INSTRUCTIONS TO FOLLOW
Copy all the material below, exactly as it stands.

DATA SECTION
---------------

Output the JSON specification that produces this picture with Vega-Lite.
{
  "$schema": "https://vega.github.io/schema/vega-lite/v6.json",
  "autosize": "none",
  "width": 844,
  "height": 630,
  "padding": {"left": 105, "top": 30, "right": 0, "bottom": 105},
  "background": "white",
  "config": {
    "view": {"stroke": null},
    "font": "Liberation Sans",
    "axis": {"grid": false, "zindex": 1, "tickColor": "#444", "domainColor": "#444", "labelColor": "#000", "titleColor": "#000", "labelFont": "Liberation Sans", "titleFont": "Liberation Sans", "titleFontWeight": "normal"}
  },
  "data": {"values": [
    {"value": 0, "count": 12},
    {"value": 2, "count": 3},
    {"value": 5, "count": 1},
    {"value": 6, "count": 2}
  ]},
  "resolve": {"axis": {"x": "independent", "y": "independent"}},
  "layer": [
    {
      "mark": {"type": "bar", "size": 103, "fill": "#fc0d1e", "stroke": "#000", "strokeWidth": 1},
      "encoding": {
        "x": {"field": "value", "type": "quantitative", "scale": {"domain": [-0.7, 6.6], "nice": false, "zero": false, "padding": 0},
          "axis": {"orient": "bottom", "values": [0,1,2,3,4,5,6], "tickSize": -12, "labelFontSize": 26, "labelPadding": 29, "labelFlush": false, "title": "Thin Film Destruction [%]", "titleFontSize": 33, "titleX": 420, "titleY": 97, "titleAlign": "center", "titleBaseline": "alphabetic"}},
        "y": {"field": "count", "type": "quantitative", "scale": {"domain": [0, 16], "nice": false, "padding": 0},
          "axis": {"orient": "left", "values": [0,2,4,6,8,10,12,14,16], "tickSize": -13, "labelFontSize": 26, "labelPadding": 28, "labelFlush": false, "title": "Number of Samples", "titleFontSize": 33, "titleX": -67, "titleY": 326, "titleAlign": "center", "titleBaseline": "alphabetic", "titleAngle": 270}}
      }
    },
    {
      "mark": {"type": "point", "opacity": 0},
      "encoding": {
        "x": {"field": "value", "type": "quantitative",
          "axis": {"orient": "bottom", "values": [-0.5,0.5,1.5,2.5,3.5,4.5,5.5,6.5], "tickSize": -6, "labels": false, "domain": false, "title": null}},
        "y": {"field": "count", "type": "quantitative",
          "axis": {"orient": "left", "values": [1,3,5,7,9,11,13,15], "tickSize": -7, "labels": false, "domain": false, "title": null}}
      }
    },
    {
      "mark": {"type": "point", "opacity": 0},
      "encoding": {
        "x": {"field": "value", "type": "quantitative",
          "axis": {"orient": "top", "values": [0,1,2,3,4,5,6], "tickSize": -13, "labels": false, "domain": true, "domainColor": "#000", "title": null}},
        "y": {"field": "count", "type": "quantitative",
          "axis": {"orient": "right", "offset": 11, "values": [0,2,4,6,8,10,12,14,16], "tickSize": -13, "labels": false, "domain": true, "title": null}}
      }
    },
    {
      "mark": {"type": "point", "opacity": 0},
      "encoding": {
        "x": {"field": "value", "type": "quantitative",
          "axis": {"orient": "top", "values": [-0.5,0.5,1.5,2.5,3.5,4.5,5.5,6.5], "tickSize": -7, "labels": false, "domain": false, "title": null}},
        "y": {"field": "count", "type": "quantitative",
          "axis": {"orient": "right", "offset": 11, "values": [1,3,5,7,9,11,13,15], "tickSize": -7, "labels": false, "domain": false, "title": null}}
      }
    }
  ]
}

---------------

THE COMPLETED TASK
Output the JSON specification that produces this picture with Vega-Lite.
{
  "$schema": "https://vega.github.io/schema/vega-lite/v6.json",
  "autosize": "none",
  "width": 844,
  "height": 630,
  "padding": {"left": 105, "top": 30, "right": 0, "bottom": 105},
  "background": "white",
  "config": {
    "view": {"stroke": null},
    "font": "Liberation Sans",
    "axis": {"grid": false, "zindex": 1, "tickColor": "#444", "domainColor": "#444", "labelColor": "#000", "titleColor": "#000", "labelFont": "Liberation Sans", "titleFont": "Liberation Sans", "titleFontWeight": "normal"}
  },
  "data": {"values": [
    {"value": 0, "count": 12},
    {"value": 2, "count": 3},
    {"value": 5, "count": 1},
    {"value": 6, "count": 2}
  ]},
  "resolve": {"axis": {"x": "independent", "y": "independent"}},
  "layer": [
    {
      "mark": {"type": "bar", "size": 103, "fill": "#fc0d1e", "stroke": "#000", "strokeWidth": 1},
      "encoding": {
        "x": {"field": "value", "type": "quantitative", "scale": {"domain": [-0.7, 6.6], "nice": false, "zero": false, "padding": 0},
          "axis": {"orient": "bottom", "values": [0,1,2,3,4,5,6], "tickSize": -12, "labelFontSize": 26, "labelPadding": 29, "labelFlush": false, "title": "Thin Film Destruction [%]", "titleFontSize": 33, "titleX": 420, "titleY": 97, "titleAlign": "center", "titleBaseline": "alphabetic"}},
        "y": {"field": "count", "type": "quantitative", "scale": {"domain": [0, 16], "nice": false, "padding": 0},
          "axis": {"orient": "left", "values": [0,2,4,6,8,10,12,14,16], "tickSize": -13, "labelFontSize": 26, "labelPadding": 28, "labelFlush": false, "title": "Number of Samples", "titleFontSize": 33, "titleX": -67, "titleY": 326, "titleAlign": "center", "titleBaseline": "alphabetic", "titleAngle": 270}}
      }
    },
    {
      "mark": {"type": "point", "opacity": 0},
      "encoding": {
        "x": {"field": "value", "type": "quantitative",
          "axis": {"orient": "bottom", "values": [-0.5,0.5,1.5,2.5,3.5,4.5,5.5,6.5], "tickSize": -6, "labels": false, "domain": false, "title": null}},
        "y": {"field": "count", "type": "quantitative",
          "axis": {"orient": "left", "values": [1,3,5,7,9,11,13,15], "tickSize": -7, "labels": false, "domain": false, "title": null}}
      }
    },
    {
      "mark": {"type": "point", "opacity": 0},
      "encoding": {
        "x": {"field": "value", "type": "quantitative",
          "axis": {"orient": "top", "values": [0,1,2,3,4,5,6], "tickSize": -13, "labels": false, "domain": true, "domainColor": "#000", "title": null}},
        "y": {"field": "count", "type": "quantitative",
          "axis": {"orient": "right", "offset": 11, "values": [0,2,4,6,8,10,12,14,16], "tickSize": -13, "labels": false, "domain": true, "title": null}}
      }
    },
    {
      "mark": {"type": "point", "opacity": 0},
      "encoding": {
        "x": {"field": "value", "type": "quantitative",
          "axis": {"orient": "top", "values": [-0.5,0.5,1.5,2.5,3.5,4.5,5.5,6.5], "tickSize": -7, "labels": false, "domain": false, "title": null}},
        "y": {"field": "count", "type": "quantitative",
          "axis": {"orient": "right", "offset": 11, "values": [1,3,5,7,9,11,13,15], "tickSize": -7, "labels": false, "domain": false, "title": null}}
      }
    }
  ]
}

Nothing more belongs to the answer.